Çetin Altan kimilerine göre “komünist”, kimilerine göre “sosyalist” gazeteci ve politikacı olduğu için çile çekti.
Moskova’da, gurbette gömülen Nâzım Hikmet “komünist” değil miydi?
Çetin Altan bugün yaşıyor olsaydı, iki oğlunun “sağcı” olarak FETÖ darbesine bulaşması ve Erdoğan’ların da “komünist” şair Nâzım Hikmet sevdası hakkında acaba neler yazardı?

***

Recep Tayyip Erdoğan hazretleri başbakan iken Afyonkarahisar’da, muhalefete Nâzım Hikmet’in “Sen yanmasan / Ben yanmasam / Nasıl çıkar karanlıklar aydınlığa” dizeleriyle yüklenmemiş miydi?
Kayseri’de il kadın Kolları kongresinde de, partisine yönelik kapatma davası hakkında konuşurken, güven ve istikrarı gölgelemek isteyenlere milletin izin vermeyeceğini söyleyerek, Nâzım Hikmet’in “Nikbinlik” adlı şiirine gönderme yapmıştı.
Sultan Emine Hanım da, himayesindeki “Filistin Zirvesi’nde” Nâzım Hikmet’in “Kız Çocuğu” şiirini okurken gözyaşlarını tutamamıştı!

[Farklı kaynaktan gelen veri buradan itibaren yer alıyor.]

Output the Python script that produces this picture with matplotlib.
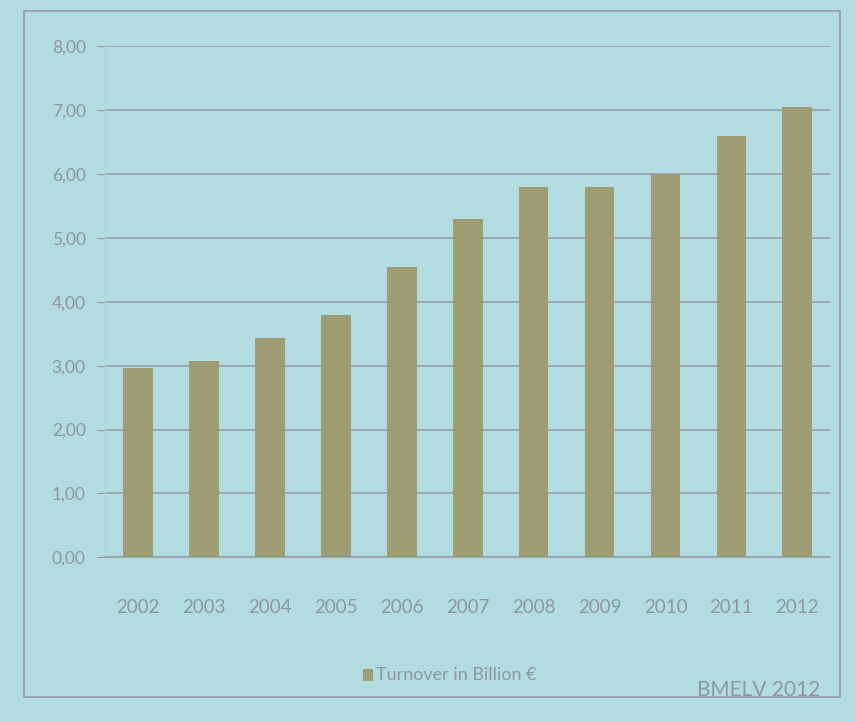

“Timsah gözyaşlarına” benzetilen bu ağlaması ve eşinin sıkça Nâzım Hikmet’ten şiirler okuması insanın aklına bir soru getiriyor:
“Koynunda beslediği FETÖ kargası 15 Temmuz olaylarını yarattı. Peki, pek çok kereler Moskova’ya gittiler? Neden Nâzım Hikmet’in kabrini ziyaret etmediler?”